Les journalistes parlant des manifestations restent derrière les barreaux.
Le présent article est le second d’une série de deux sur la répression des médias et les “fake news” au Maroc. Il a été écrit en collaboration avec Access Now. La première partie se trouve ici.
Le mouvement contestataire Hirak a commencé à gagner du terrain après la mort de Mohsin Fekri, un vendeur de poissons dont la marchandise avait été confisquée par la police à Al Hoceima le 29 octobre 2016. Quand le jeune homme avait tenté de récupérer son poisson, il avait été happé par la benne d’un camion de ramassage d’ordures.
Les manifestations hebdomadaires de protestation contre la stagnation socio-économique et les fonctionnaires corrompus dans la région du Rif, longtemps négligée par le gouvernement central, étaient persistantes jusqu’à ce que les autorités lancent une violente répression en juin 2017, avec l’arrestation de plus de 400 activistes et manifestants.
Le mouvement déclencha aussi un retour de bâton pour les journalistes indépendants et tous ceux qui entendaient documenter la contestation et la répression qui l’a suivie. Au moins sept journalistes indépendants furent arrêtés pendant qu’ils suivaient les manifestations. Selon le Comité pour la protection des journalistes, trois sont encore derrière les barreaux pour leur couverture du Hirak.
Hamid El Mahdaoui, qui dirigeait le site d’information Badil.info avant d’être arrêté, purge une peine de trois ans d’emprisonnement après avoir été reconnu coupable par la Cour d’appel de Casablanca en juin 2018 de “défaut de signalement d’un crime mettant en danger la sécurité nationale’’, en raison d’une conversation téléphonique (dont un enregistrement officiel a été obtenu par une mise sur écoute) entre lui-même et un militant antimonarchiste installé aux Pays-Bas, au cours de laquelle le militant détaillait un plan pour introduire des armes dans le pays.
El Mahdaoui avait déjà passé un an en prison après une condamnation pour “incitation” à manifester. Il a été arrêté le 20 juillet 2017 dans la ville d’Al-Hoceima où il était venu couvrir les manifestations du Hirak.
Le journaliste citoyen Mohamed El Asrihi, rédacteur en chef et directeur de Rif24.com, un site web de média citoyen local qui a fourni une couverture extensive des manifestations à Al Hoceima et dans d’autres villes, purge cinq années de prison.
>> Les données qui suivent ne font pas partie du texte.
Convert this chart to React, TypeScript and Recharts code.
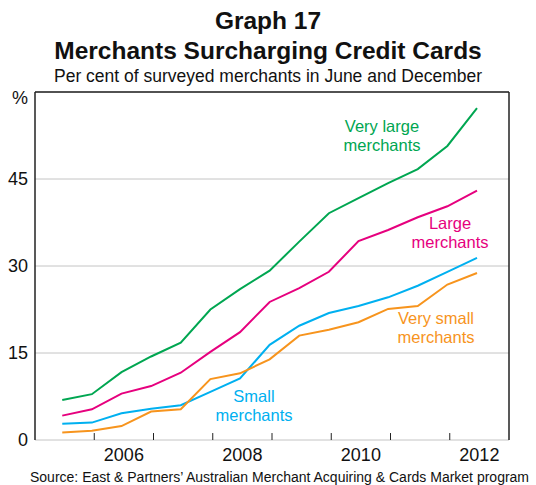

Le même tribunal l’a reconnu coupable en juin 2018 d’ “atteinte à la sécurité interne du Maroc par la réception de dons et de financements pour des activités et de la propagande mettant en danger l’unité et la souveraineté du Royaume du Maroc et la loyauté de ses citoyens”, ainsi que de “participation à des manifestations non autorisées”, “provocation contre l’unité du royaume”, “injures contre des agents publics”, et “usurpation de la qualité de journaliste sans détenir l’accréditation nécessaire”.
Les journalistes qui n’obtiennent pas l’accréditation — la “carte de journaliste professionnel” délivrée par le Conseil national de la presse, qui supervise le secteur d’activité — ne bénéficient pas des mêmes protections que ceux qui sont reconnus “journalistes professionnels”. Pour obtenir l’accréditation, les journalistes doivent avoir un diplôme universitaire. Le journalisme doit être leur profession première et leur principale source de revenus, et ils doivent avoir un casier judiciaire vierge. La carte doit être renouvelée chaque année. Des conditions qui excluent les journalistes citoyens qui peuvent ne pas pratiquer le journalisme comme source de revenus, ainsi que ceux qui ne sont pas diplômés ou n’ont pas fréquenté l’université.
Mais même pour les journalistes considérés comme “professionnels”, les protections juridiques sont limitées. Si en 2016, le parlement marocain a adopté un nouveau code de la presse qui éliminait des peines d’emprisonnement, les journalistes et les médias risquent toujours des amendes en cas de “diffamation” de ministres du gouvernement (article 81), de diplomates étrangers (article 82), d’institutions étatiques et agents publics (article 84). En outre, les journalistes continuent à être poursuivis et emprisonnés en application du code pénal qui contient des dispositions punissant de prison et/ou d’amendes ceux reconnus coupables de “nuire” à l’Islam, à la monarchie, ou d’incitation à des activités allant à l’encontre de l’intégrité territoriale du pays.
Tout ce dispositif rend la tâche difficile aux médias indépendants pour contrer les campagnes endémiques de désinformation, en particulier celles qui ciblent les personnes menacées à cause de leur militantisme et de leur travail d’information sur le Hirak et d’autres événements qui comptent pour le public.